At present, glaciers, ice caps and continental ice sheets cover approximately 10% of the Earth’s land surface and account for about three-quarters of the world’s total freshwater (Intergovernmental Panel on Climate Change (IPCC), 2007; International Glaciological Society, 2008; Meier et al., 2007; World Glacier Monitoring Service, 2008). Their fluctuations in size reflect climate change and are important to humanity for a number of reasons, including their contribution to sea-level rise (IPCC, 2007), freshwater for agriculture, industrial and domestic use, and hydroelectric power production. They can also be a natural hazard, mainly because of past and potential jökulhlaups (or GLOF; Glacial Lake Outburst Floods) from glacier- and moraine-dammed water bodies.
Glaciers grow and shrink as a response to changes in precipitation and temperature (Bamber and Payne, 2004; Dyurgerov, 2003; Kuhn, 1980; Nye, 1960). The accumulation and ablation areas are separated by the equilibrium line, where the balance between gain and loss of mass is zero at the end of the ablation season (e.g. Benn and Evans, 2010; Paterson, 1994). The glacier distribution is therefore mainly a function of accumulation-season precipitation and ablation-season temperature. In humid, maritime regions, such as western Scandinavia, the equilibrium line is at relatively low altitude, exhibits a high mass turnover and reacts strongly to atmospheric summer temperature changes and variations in winter precipitation, although other factors such as solar radiation, wind and cloudiness influence the mass and energy balance at the glacier surface (e.g. Oerlemans, 2001).
Cumulative changes in mass balance over periods of years to several decades cause volume and thickness changes that affect the flow of ice through internal deformation and basal sliding, the dynamic response leading to glacier length changes. The advance or retreat of glacier tongues forms an indirect, delayed and filtered, yet easily observed, signal of climate change. The glacier mass balance (vertical thickness or volume change), on the other hand, is a direct (not delayed) signal of annual accumulation and ablation changes (Haeberli, 1998). As a consequence, relatively short and steep glaciers, not influenced by thick debris covers, calving or surge instabilities, and with short (<10 yr) frontal time lag are considered better-suited to detect subdecadal fluctuations in climate than extensive and gentle outlet glaciers with long (several decades) time lags and response times.
Glacier variations occur on a wide range of timescales.
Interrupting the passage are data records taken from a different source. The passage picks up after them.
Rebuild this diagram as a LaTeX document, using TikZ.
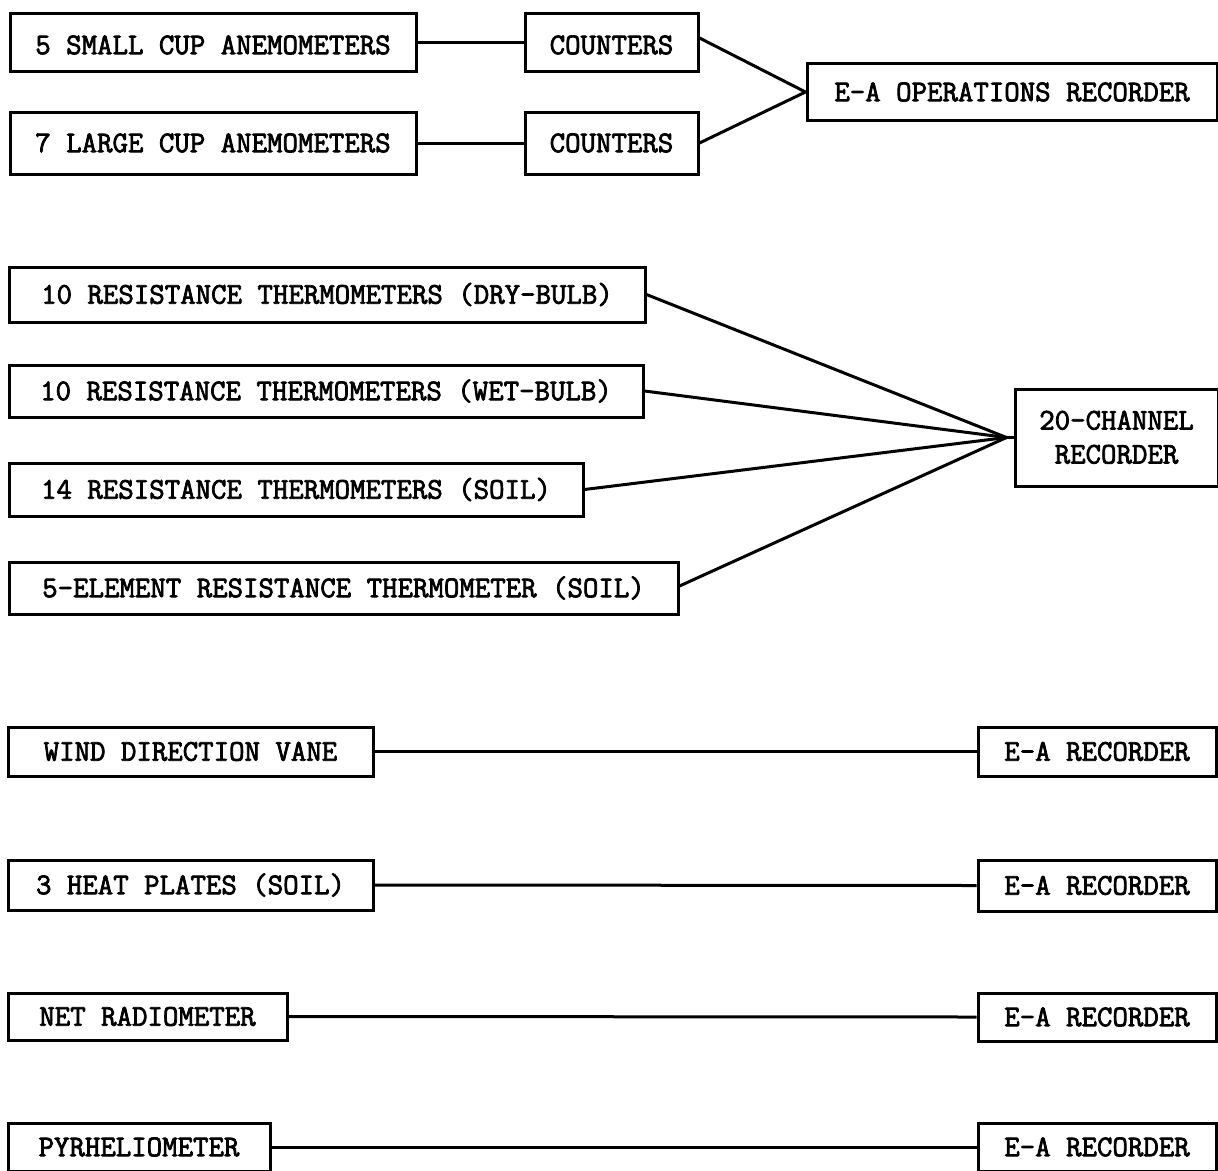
\documentclass[tikz,border=0pt]{standalone}
\usepackage{fontspec}
\setmonofont{Latin Modern Mono}[FakeBold=2.5]
\begin{document}
\begin{tikzpicture}[x=1pt,y=-1pt,
  blk/.style={draw, line width=3pt, inner sep=0pt, font=\ttfamily\fontsize{30}{34}\selectfont,
              text height=18.3pt, text depth=0pt, align=center},
  wire/.style={line width=3pt}]
\useasboundingbox (0,0) rectangle (1218,1170);
\fill[white] (0,0) rectangle (1218,1170);
\clip (0,0) rectangle (1218,1170);
% group 1
\node[blk, minimum width=406pt, minimum height=58pt, text height=24.3pt] (small) at (213,42) {5 SMALL CUP ANEMOMETERS};
\node[blk, minimum width=406pt, minimum height=62pt] (large) at (213,143) {7 LARGE CUP ANEMOMETERS};
\node[blk, minimum width=173pt, minimum height=58pt, text height=24.3pt] (cnt1) at (611.5,42) {COUNTERS};
\node[blk, minimum width=173pt, minimum height=62pt] (cnt2) at (611.5,143) {COUNTERS};
\node[blk, minimum width=410pt, minimum height=57pt] (ops) at (1012,92) {E-A OPERATIONS RECORDER};
\draw[wire] (small.east) -- (cnt1.west);
\draw[wire] (large.east) -- (cnt2.west);
\draw[wire] ([yshift=4pt]cnt1.east) -- (ops.west);
\draw[wire] (cnt2.east) -- (ops.west);
% group 2
\node[blk, minimum width=636pt, minimum height=55pt] (dry) at (327,294.5) {10 RESISTANCE THERMOMETERS (DRY-BULB)};
\node[blk, minimum width=634pt, minimum height=52pt] (wet) at (326,391) {10 RESISTANCE THERMOMETERS (WET-BULB)};
\node[blk, minimum width=574pt, minimum height=53pt] (soil) at (296,489.5) {14 RESISTANCE THERMOMETERS (SOIL)};
\node[blk, minimum width=669pt, minimum height=52pt] (five) at (343.5,588) {5-ELEMENT RESISTANCE THERMOMETER (SOIL)};
\node[blk, minimum width=203pt, minimum height=97pt, text height=52pt, text depth=0pt] (ch20) at (1116.5,437.5) {20-CHANNEL\\RECORDER};
\coordinate (hub) at ([xshift=-7pt]ch20.west);
\draw[wire] (dry.east) -- (hub);
\draw[wire] (wet.east) -- (hub);
\draw[wire] (soil.east) -- (hub);
\draw[wire] ([yshift=2pt]five.east) -- (hub);
\draw[wire] (hub) -- (ch20.west);
% group 3
\node[blk, minimum width=365pt, minimum height=49pt] (vane) at (190.5,751.5) {WIND DIRECTION VANE};
\node[blk, minimum width=238pt, minimum height=49pt] (ea1) at (1097,751.5) {E-A RECORDER};
\node[blk, minimum width=365pt, minimum height=50pt] (heat) at (190.5,885) {3 HEAT PLATES (SOIL)};
\node[blk, minimum width=238pt, minimum height=51pt] (ea2) at (1097,885.5) {E-A RECORDER};
\node[blk, minimum width=279pt, minimum height=47pt] (net) at (147.5,1016.5) {NET RADIOMETER};
\node[blk, minimum width=238pt, minimum height=48pt] (ea3) at (1097,1017) {E-A RECORDER};
\node[blk, minimum width=262pt, minimum height=48pt] (pyr) at (139,1147) {PYRHELIOMETER};
\node[blk, minimum width=238pt, minimum height=48pt] (ea4) at (1097,1147) {E-A RECORDER};
\draw[wire] (vane.east) -- (ea1.west);
\draw[wire] (heat.east) -- (ea2.west);
\draw[wire] (net.east) -- (ea3.west);
\draw[wire] (pyr.east) -- (ea4.west);
\end{tikzpicture}
\end{document}
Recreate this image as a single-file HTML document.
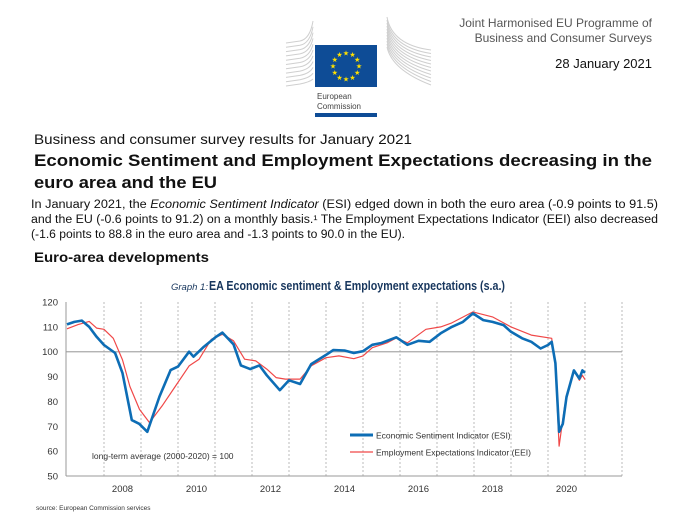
<!DOCTYPE html>
<html><head><meta charset="utf-8"><style>
html,body{margin:0;padding:0;background:#fff;width:679px;height:516px;overflow:hidden}
svg{display:block}
</style></head><body>
<svg width="679" height="516" viewBox="0 0 679 516" xmlns="http://www.w3.org/2000/svg">
<g>
  <g id="logolines" stroke="#cfcfcf" stroke-width="1" fill="none"></g>
  <rect x="315" y="45" width="62" height="42" fill="#0e4c96"/>
  <g id="stars" fill="#ffe000"></g>
  <text x="317" y="99" font-family="Liberation Sans, sans-serif" font-size="8" fill="#444">European</text>
  <text x="317" y="109" font-family="Liberation Sans, sans-serif" font-size="8" fill="#444">Commission</text>
  <rect x="315" y="113" width="62" height="4" fill="#0e4c96"/>
</g>
<g font-family="Liberation Sans, sans-serif" fill="#555" font-size="12" text-anchor="end">
  <text x="652" y="27">Joint Harmonised EU Programme of</text>
  <text x="652" y="42">Business and Consumer Surveys</text>
  <text x="652" y="68" fill="#111" font-size="13">28 January 2021</text>
</g>
<g font-family="Liberation Sans, DejaVu Sans, sans-serif" fill="#111">
  <text x="34" y="144" font-size="14" textLength="378" lengthAdjust="spacingAndGlyphs">Business and consumer survey results for January 2021</text>
  <text x="34" y="166" font-size="17" font-weight="bold" textLength="618" lengthAdjust="spacingAndGlyphs">Economic Sentiment and Employment Expectations decreasing in the</text>
  <text x="34" y="188" font-size="17" font-weight="bold" textLength="183" lengthAdjust="spacingAndGlyphs">euro area and the EU</text>
  <text x="31" y="208" font-size="11.5" textLength="627" lengthAdjust="spacingAndGlyphs">In January 2021, the <tspan font-style="italic">Economic Sentiment Indicator</tspan> (ESI) edged down in both the euro area (-0.9 points to 91.5)</text>
  <text x="31" y="223" font-size="11.5" textLength="627" lengthAdjust="spacingAndGlyphs">and the EU (-0.6 points to 91.2) on a monthly basis.¹ The Employment Expectations Indicator (EEI) also decreased</text>
  <text x="31" y="238" font-size="11.5" textLength="374" lengthAdjust="spacingAndGlyphs">(-1.6 points to 88.8 in the euro area and -1.3 points to 90.0 in the EU).</text>
  <text x="34" y="262" font-size="14" font-weight="bold" textLength="175" lengthAdjust="spacingAndGlyphs">Euro-area developments</text>
</g>
<g font-family="Liberation Sans, sans-serif">
  <text x="171" y="290" font-size="9.5" font-style="italic" fill="#17365d">Graph 1:</text>
  <text x="209" y="290" font-size="12.5" font-weight="bold" fill="#17365d" textLength="296" lengthAdjust="spacingAndGlyphs">EA Economic sentiment &amp; Employment expectations (s.a.)</text>
  <g id="grid"></g>
  <g id="axes"></g>
  <g id="series"></g>
  <text x="92" y="459" font-size="8.5" fill="#333">long-term average (2000-2020) = 100</text>
  <g>
    <line x1="350" y1="435" x2="373" y2="435" stroke="#0d6db5" stroke-width="3"/>
    <text x="376" y="438.5" font-size="8.5" fill="#333">Economic Sentiment Indicator (ESI)</text>
    <line x1="350" y1="452" x2="373" y2="452" stroke="#f04848" stroke-width="1.3"/>
    <text x="376" y="455.5" font-size="8.5" fill="#333">Employment Expectations Indicator (EEI)</text>
  </g>
  <text x="36" y="510" font-size="6.5" fill="#333">source: European Commission services</text>
</g>
<script>
const yTicks=[50,60,70,80,90,100,110,120];
const xLabels=[2008,2010,2012,2014,2016,2018,2020];
const esiT=[2007.0,2007.2,2007.4,2007.6,2007.8,2008.0,2008.3,2008.5,2008.75,2008.95,2009.17,2009.5,2009.8,2010.0,2010.3,2010.42,2010.7,2011.03,2011.2,2011.5,2011.7,2011.95,2012.2,2012.4,2012.75,2013.0,2013.3,2013.6,2014.0,2014.2,2014.5,2014.75,2015.0,2015.25,2015.5,2015.9,2016.2,2016.5,2016.8,2017.1,2017.4,2017.7,2017.97,2018.25,2018.5,2018.8,2019.0,2019.3,2019.55,2019.8,2020.0,2020.1,2020.2,2020.3,2020.4,2020.5,2020.7,2020.85,2020.93,2021.0];
const esiV=[111,112,112.5,110,106,102.7,99.5,91.4,72.5,71,67.8,82,92.6,94,100,98,102,106,107.7,103,94.5,93,94.5,90.5,84.5,88.5,87,95,98.7,100.7,100.5,99.5,100.2,102.8,103.5,105.8,102.8,104.4,104,107.4,110,112,115.4,112.7,112,110.7,108,105.4,104,101.3,102.7,104,95.4,67.8,71,81.8,92.5,89.2,92.5,91.5];
const eeiT=[2007.0,2007.3,2007.6,2007.8,2008.0,2008.25,2008.5,2008.7,2008.96,2009.23,2009.57,2009.97,2010.3,2010.57,2010.9,2011.2,2011.5,2011.8,2012.1,2012.4,2012.65,2012.9,2013.3,2013.6,2014.0,2014.35,2014.75,2015.0,2015.25,2015.65,2015.9,2016.2,2016.7,2017.1,2017.4,2017.97,2018.5,2019.0,2019.55,2020.1,2020.2,2020.3,2020.45,2020.7,2020.85,2020.93,2021.0];
const eeiV=[109.2,110.9,112.2,109.5,109,105.4,96.7,86,76.8,71.5,78.2,87,94.3,97,105,107,104.4,97,96.3,93,89.6,89,89,94.3,97.6,98.3,97.2,98.3,101.6,103.6,105.5,103.6,109,110,111.6,116,114,110,106.7,105.4,94.3,62,78.2,92.5,88.5,90.5,88.8];
const NS='http://www.w3.org/2000/svg';
const X0=66,X1=622,Y0=302,Y1=476;
function xs(t){return 104+(t-2008)*37;}
function ys(v){return Y0+(120-v)*(Y1-Y0)/70;}
function mk(tag,attrs,parent){const e=document.createElementNS(NS,tag);for(const k in attrs)e.setAttribute(k,attrs[k]);parent.appendChild(e);return e;}
const grid=document.getElementById('grid'),axes=document.getElementById('axes'),series=document.getElementById('series');
for(let yr=2008;yr<=2022;yr++){
  const l=mk('line',{x1:xs(yr),x2:xs(yr),y1:Y0,y2:Y1,stroke:'#bbb','stroke-width':1,'stroke-dasharray':'2,2'},grid);
  
  
}
const ref=mk('line',{x1:X0,x2:X1,y1:ys(100),y2:ys(100),stroke:'#aaa','stroke-width':1.2},grid);


const ya=mk('line',{x1:X0,x2:X0,y1:Y0,y2:Y1,stroke:'#999','stroke-width':1},axes);


const xa=mk('line',{x1:X0,x2:X1,y1:Y1,y2:Y1,stroke:'#999','stroke-width':1},axes);


yTicks.forEach(v=>{
  const t=mk('text',{x:58,y:ys(v)+3.5,'text-anchor':'end','font-size':9.5,fill:'#333'},axes);
  t.textContent=v;
  
  
});
xLabels.forEach(yr=>{
  const t=mk('text',{x:xs(yr+0.5),y:492,'text-anchor':'middle','font-size':9.5,fill:'#333'},axes);
  t.textContent=yr;
  
  
});
function path(T,V){return T.map((t,i)=>(i?'L':'M')+xs(t).toFixed(1)+','+ys(V[i]).toFixed(1)).join('');}
const eei=mk('path',{d:path(eeiT,eeiV),fill:'none',stroke:'#f04848','stroke-width':1.2,'stroke-linejoin':'round'},series);


const esi=mk('path',{d:path(esiT,esiV),fill:'none',stroke:'#0d6db5','stroke-width':2.6,'stroke-linejoin':'round'},series);


// logo lines
const ll=document.getElementById('logolines');
for(let i=0;i<11;i++){
  const y=40+i*4.3;
  mk('path',{d:`M286,${y+3} L300,${y+1} Q310,${y-1} ${313},${Math.max(17,y-4-(10-i)*1.5)}`},ll);
  mk('path',{d:`M387,${17+i*3} Q392,${45+i*2.5} 431,${50+i*3.5}`},ll);
}
const st=document.getElementById('stars');
for(let i=0;i<12;i++){const a=i*Math.PI/6;const cx=346+13*Math.sin(a),cy=66-13*Math.cos(a);
  const s=mk('text',{x:cx,y:cy+2.5,'text-anchor':'middle','font-size':7,'font-family':'DejaVu Sans, sans-serif'},st);s.textContent='★';}
</script>
</svg>
</body></html>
In the context of the Holocene, recent research in different parts of the world has recognized a large number of decadal- to millennial-scale glacier variations, which reflect global, hemispherical, regional and local climatic variations (Winkler and Matthews, 2010a). Glacier expansion during the ‘Little Ice Age’ and subsequent glacier retreat is commonly recognised as the latest centennial-scale glacier variation of a sequence of similar ‘Neoglacial’ events that have occurred during the Holocene (Matthews and Briffa, 2005; Matthews and Dresser, 2008; Nesje, 2009; Nesje et al., 2008). In many parts of the world, the maximum limits of glaciers during the ‘Little Ice Age’ event are commonly marked by prominent lateral and terminal moraines (Grove, 1988, 2004). From these limits, glaciers show a centennial trend of volume reduction and frontal retreat (Figures 1 and 2), which on a global scale has accelerated since the mid

Short-term glacier-length changes. The number of advancing (black) and retreating (grey) glaciers around the world is plotted as stacked columns (adapted from World Glacier Monitoring Service (WGMS), 2008)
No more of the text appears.